• **SOURCE EXCERPT**
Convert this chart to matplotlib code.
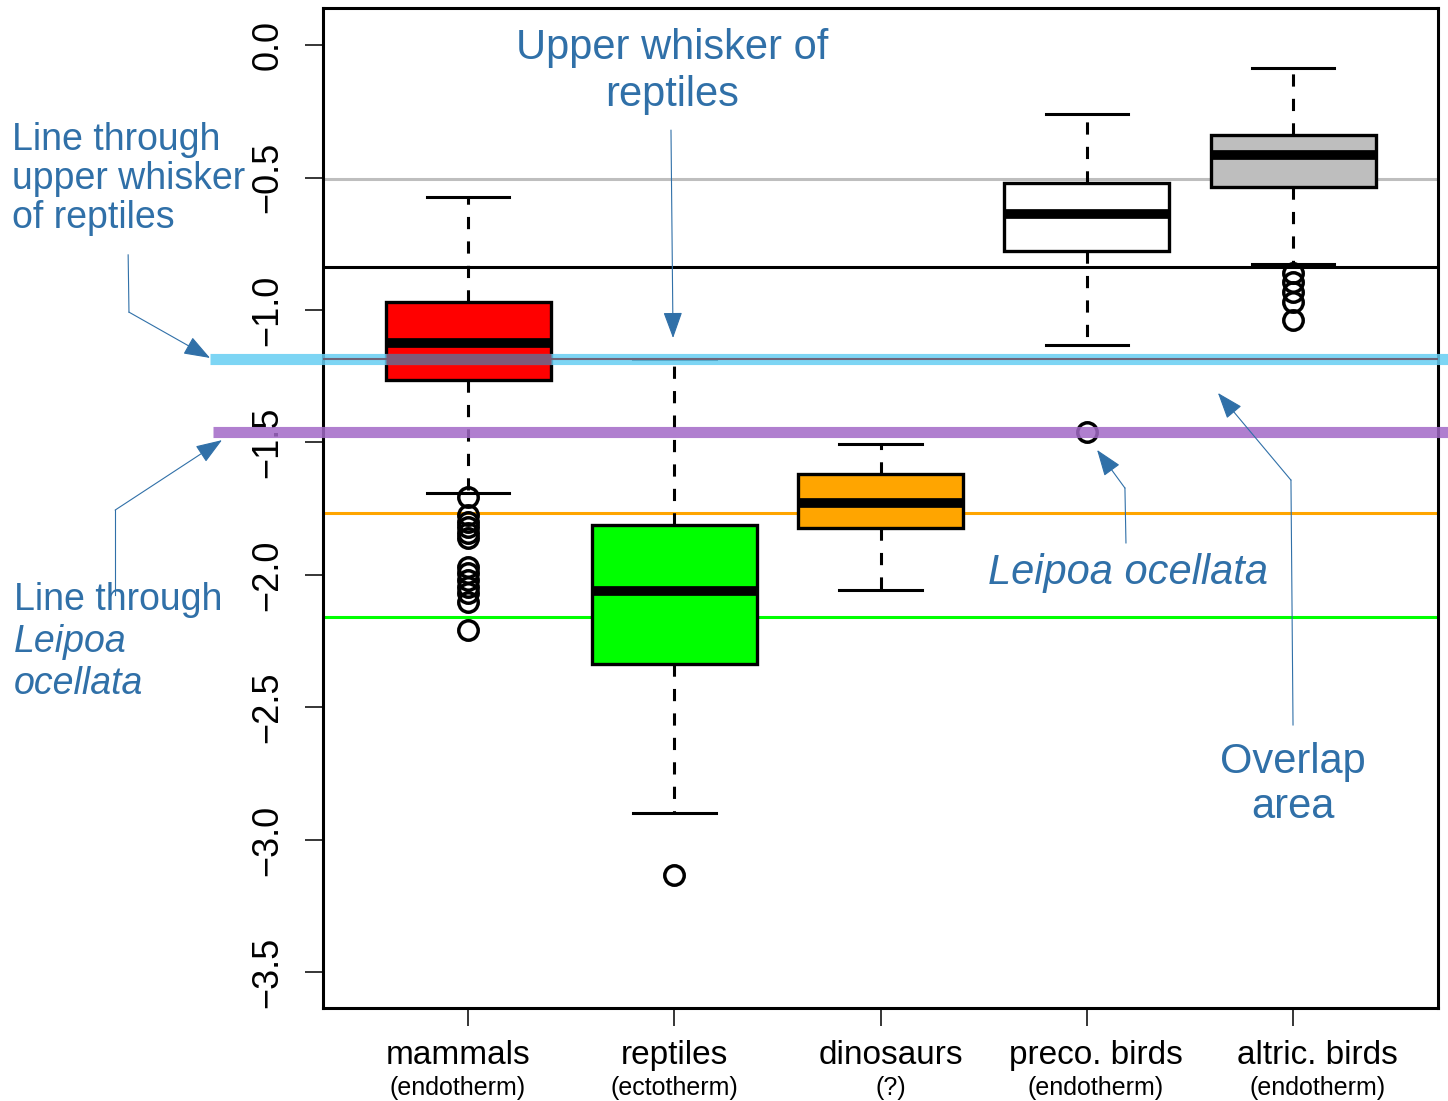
import numpy as np
import matplotlib
matplotlib.use('Agg')
import matplotlib.pyplot as plt

plt.rcParams['font.family'] = ['Liberation Sans', 'DejaVu Sans']

# groups and their summary stats (log scale)
groups = ['mammals', 'reptiles', 'dinosaurs', 'preco. birds', 'altric. birds']
subgroups = ['(endotherm)', '(ectotherm)', '(?)', '(endotherm)', '(endotherm)']
box_colors = ['#ff0000', '#00ff00', '#ffa500', '#ffffff', '#bebebe']

q1 = [-1.264, -2.336, -1.823, -0.777, -0.536]
med = [-1.125, -2.060, -1.728, -0.638, -0.415]
q3 = [-0.970, -1.811, -1.619, -0.521, -0.340]
whislo = [-1.690, -2.898, -2.057, -1.132, -0.826]
whishi = [-0.574, -1.185, -1.506, -0.260, -0.087]
fliers = [
    [-1.705, -1.774, -1.800, -1.819, -1.842, -1.860, -1.970, -1.992,
     -2.019, -2.045, -2.068, -2.102, -2.208],
    [-3.132],
    [],
    [-1.460],
    [-0.860, -0.894, -0.932, -0.970, -1.038],
]

# horizontal reference levels
ref_levels = [-0.506, -0.838, -1.766, -2.158]
ref_colors = ['#bebebe', '#000000', '#ffa500', '#00ff00']

yticks = [0.0, -0.5, -1.0, -1.5, -2.0, -2.5, -3.0, -3.5]

TXT = '#3070a8'

fig = plt.figure(figsize=(14.48, 11.01), dpi=100)
ax = fig.add_axes([0.2231, 0.0845, 0.7700, 0.9082])

pos = np.arange(1, len(groups) + 1)

for lvl, c in zip(ref_levels, ref_colors):
    ax.axhline(lvl, color=c, lw=2.2, zorder=1)

stats = []
for i in range(len(groups)):
    stats.append(dict(med=med[i], q1=q1[i], q3=q3[i], whislo=whislo[i],
                      whishi=whishi[i], fliers=fliers[i]))

bp = ax.bxp(stats, positions=pos, widths=0.8, capwidths=0.4, patch_artist=True,
            boxprops=dict(lw=2.4, edgecolor='black'),
            medianprops=dict(color='black', lw=7, solid_capstyle='butt'),
            whiskerprops=dict(color='black', lw=2.2, linestyle=(0, (4, 4))),
            capprops=dict(color='black', lw=2.2),
            flierprops=dict(marker='o', mfc='none', mec='black', ms=14, mew=2.5))
for patch, c in zip(bp['boxes'], box_colors):
    patch.set_facecolor(c)
    patch.set_zorder(2)

# highlighted lines: reptile upper whisker and Leipoa ocellata
x_lo, x_hi = -0.25, 5.76
rep_whisk = whishi[1]
leipoa = fliers[3][0]
ax.plot([x_lo, x_hi], [rep_whisk, rep_whisk], color='#66cef3', lw=8, alpha=0.85,
        solid_capstyle='butt', clip_on=False, zorder=5)
ax.plot([0.3, 5.7], [rep_whisk, rep_whisk], color='#6e6478', lw=1.5, zorder=6)
ax.plot([pos[0] - 0.4, pos[0] + 0.4], [rep_whisk, rep_whisk], color='#7f5a78', lw=8,
        solid_capstyle='butt', zorder=6)
ax.plot([x_lo + 0.015, x_hi], [leipoa, leipoa], color='#a269c7', lw=8, alpha=0.85,
        solid_capstyle='butt', clip_on=False, zorder=5)

ax.set_xlim(0.297, 5.703)
ax.set_ylim(-3.634, 0.1396)
ax.set_xticks(pos)
ax.set_xticklabels([])
ax.set_yticks(yticks)
ax.set_yticklabels([f'{v:.1f}'.replace('-', '\u2212') for v in yticks],
                   rotation=90, va='center', fontsize=26)
ax.tick_params(axis='both', direction='out', length=13, width=1.1, pad=14)
for sp in ax.spines.values():
    sp.set_linewidth(2.2)

# category labels, two lines each
label_shift = [-0.05, 0.0, 0.05, 0.045, 0.12]
trans = ax.get_xaxis_transform()
for p, g, s, d in zip(pos, groups, subgroups, label_shift):
    ax.text(p + d, -0.048, g, transform=trans, ha='center', va='center', fontsize=24)
    ax.text(p + d, -0.080, s, transform=trans, ha='center', va='center', fontsize=18)

# annotations
arrow_kw = dict(arrowstyle='-|>,head_length=0.55,head_width=0.2', color=TXT,
                lw=0.8, mutation_scale=30, shrinkA=0, shrinkB=0)


def callout(path):
    xs, ys = zip(*path)
    ax.plot(xs[:-1], ys[:-1], color=TXT, lw=0.8, clip_on=False, zorder=7)
    ax.annotate('', xy=path[-1], xytext=path[-2], arrowprops=arrow_kw,
                annotation_clip=False, zorder=7)


callout([(-0.648, -0.792), (-0.644, -1.008), (-0.251, -1.181)])
callout([(-0.711, -2.075), (-0.711, -1.755), (-0.193, -1.491)])
callout([(1.984, -0.321), (1.994, -1.106)])
callout([(4.190, -1.879), (4.185, -1.672), (4.050, -1.528)])
callout([(5.000, -2.566), (4.990, -1.642), (4.636, -1.313)])

ax.text(1.99, -0.100, 'Upper whisker of\nreptiles', ha='center', va='center',
        fontsize=30, color=TXT, linespacing=1.25)
ax.text(-1.211, -0.506, 'Line through\nupper whisker\nof reptiles', ha='left',
        va='center', fontsize=27, color=TXT, linespacing=1.12, clip_on=False)
ax.text(-1.202, -2.094, 'Line through', ha='left', va='center', fontsize=27, color=TXT)
ax.text(-1.202, -2.253, 'Leipoa', ha='left', va='center', fontsize=27, color=TXT,
        style='italic')
ax.text(-1.202, -2.411, 'ocellata', ha='left', va='center', fontsize=27, color=TXT,
        style='italic')
ax.text(4.2, -1.992, 'Leipoa ocellata', ha='center', va='center', fontsize=30,
        color=TXT, style='italic')
ax.text(5.0, -2.790, 'Overlap\narea', ha='center', va='center', fontsize=30,
        color=TXT, linespacing=1.15)

fig.savefig('out.png', dpi=100)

• **TASK**
Make an exact copy of the data, leaving its pictures out.

• **EXERCISE SOLUTION**
Convert this chart to matplotlib code.
import numpy as np
import matplotlib
matplotlib.use('Agg')
import matplotlib.pyplot as plt

plt.rcParams['font.family'] = ['Liberation Sans', 'DejaVu Sans']

# groups and their summary stats (log scale)
groups = ['mammals', 'reptiles', 'dinosaurs', 'preco. birds', 'altric. birds']
subgroups = ['(endotherm)', '(ectotherm)', '(?)', '(endotherm)', '(endotherm)']
box_colors = ['#ff0000', '#00ff00', '#ffa500', '#ffffff', '#bebebe']

q1 = [-1.264, -2.336, -1.823, -0.777, -0.536]
med = [-1.125, -2.060, -1.728, -0.638, -0.415]
q3 = [-0.970, -1.811, -1.619, -0.521, -0.340]
whislo = [-1.690, -2.898, -2.057, -1.132, -0.826]
whishi = [-0.574, -1.185, -1.506, -0.260, -0.087]
fliers = [
    [-1.705, -1.774, -1.800, -1.819, -1.842, -1.860, -1.970, -1.992,
     -2.019, -2.045, -2.068, -2.102, -2.208],
    [-3.132],
    [],
    [-1.460],
    [-0.860, -0.894, -0.932, -0.970, -1.038],
]

# horizontal reference levels
ref_levels = [-0.506, -0.838, -1.766, -2.158]
ref_colors = ['#bebebe', '#000000', '#ffa500', '#00ff00']

yticks = [0.0, -0.5, -1.0, -1.5, -2.0, -2.5, -3.0, -3.5]

TXT = '#3070a8'

fig = plt.figure(figsize=(14.48, 11.01), dpi=100)
ax = fig.add_axes([0.2231, 0.0845, 0.7700, 0.9082])

pos = np.arange(1, len(groups) + 1)

for lvl, c in zip(ref_levels, ref_colors):
    ax.axhline(lvl, color=c, lw=2.2, zorder=1)

stats = []
for i in range(len(groups)):
    stats.append(dict(med=med[i], q1=q1[i], q3=q3[i], whislo=whislo[i],
                      whishi=whishi[i], fliers=fliers[i]))

bp = ax.bxp(stats, positions=pos, widths=0.8, capwidths=0.4, patch_artist=True,
            boxprops=dict(lw=2.4, edgecolor='black'),
            medianprops=dict(color='black', lw=7, solid_capstyle='butt'),
            whiskerprops=dict(color='black', lw=2.2, linestyle=(0, (4, 4))),
            capprops=dict(color='black', lw=2.2),
            flierprops=dict(marker='o', mfc='none', mec='black', ms=14, mew=2.5))
for patch, c in zip(bp['boxes'], box_colors):
    patch.set_facecolor(c)
    patch.set_zorder(2)

# highlighted lines: reptile upper whisker and Leipoa ocellata
x_lo, x_hi = -0.25, 5.76
rep_whisk = whishi[1]
leipoa = fliers[3][0]
ax.plot([x_lo, x_hi], [rep_whisk, rep_whisk], color='#66cef3', lw=8, alpha=0.85,
        solid_capstyle='butt', clip_on=False, zorder=5)
ax.plot([0.3, 5.7], [rep_whisk, rep_whisk], color='#6e6478', lw=1.5, zorder=6)
ax.plot([pos[0] - 0.4, pos[0] + 0.4], [rep_whisk, rep_whisk], color='#7f5a78', lw=8,
        solid_capstyle='butt', zorder=6)
ax.plot([x_lo + 0.015, x_hi], [leipoa, leipoa], color='#a269c7', lw=8, alpha=0.85,
        solid_capstyle='butt', clip_on=False, zorder=5)

ax.set_xlim(0.297, 5.703)
ax.set_ylim(-3.634, 0.1396)
ax.set_xticks(pos)
ax.set_xticklabels([])
ax.set_yticks(yticks)
ax.set_yticklabels([f'{v:.1f}'.replace('-', '\u2212') for v in yticks],
                   rotation=90, va='center', fontsize=26)
ax.tick_params(axis='both', direction='out', length=13, width=1.1, pad=14)
for sp in ax.spines.values():
    sp.set_linewidth(2.2)

# category labels, two lines each
label_shift = [-0.05, 0.0, 0.05, 0.045, 0.12]
trans = ax.get_xaxis_transform()
for p, g, s, d in zip(pos, groups, subgroups, label_shift):
    ax.text(p + d, -0.048, g, transform=trans, ha='center', va='center', fontsize=24)
    ax.text(p + d, -0.080, s, transform=trans, ha='center', va='center', fontsize=18)

# annotations
arrow_kw = dict(arrowstyle='-|>,head_length=0.55,head_width=0.2', color=TXT,
                lw=0.8, mutation_scale=30, shrinkA=0, shrinkB=0)


def callout(path):
    xs, ys = zip(*path)
    ax.plot(xs[:-1], ys[:-1], color=TXT, lw=0.8, clip_on=False, zorder=7)
    ax.annotate('', xy=path[-1], xytext=path[-2], arrowprops=arrow_kw,
                annotation_clip=False, zorder=7)


callout([(-0.648, -0.792), (-0.644, -1.008), (-0.251, -1.181)])
callout([(-0.711, -2.075), (-0.711, -1.755), (-0.193, -1.491)])
callout([(1.984, -0.321), (1.994, -1.106)])
callout([(4.190, -1.879), (4.185, -1.672), (4.050, -1.528)])
callout([(5.000, -2.566), (4.990, -1.642), (4.636, -1.313)])

ax.text(1.99, -0.100, 'Upper whisker of\nreptiles', ha='center', va='center',
        fontsize=30, color=TXT, linespacing=1.25)
ax.text(-1.211, -0.506, 'Line through\nupper whisker\nof reptiles', ha='left',
        va='center', fontsize=27, color=TXT, linespacing=1.12, clip_on=False)
ax.text(-1.202, -2.094, 'Line through', ha='left', va='center', fontsize=27, color=TXT)
ax.text(-1.202, -2.253, 'Leipoa', ha='left', va='center', fontsize=27, color=TXT,
        style='italic')
ax.text(-1.202, -2.411, 'ocellata', ha='left', va='center', fontsize=27, color=TXT,
        style='italic')
ax.text(4.2, -1.992, 'Leipoa ocellata', ha='center', va='center', fontsize=30,
        color=TXT, style='italic')
ax.text(5.0, -2.790, 'Overlap\narea', ha='center', va='center', fontsize=30,
        color=TXT, linespacing=1.15)

fig.savefig('out.png', dpi=100)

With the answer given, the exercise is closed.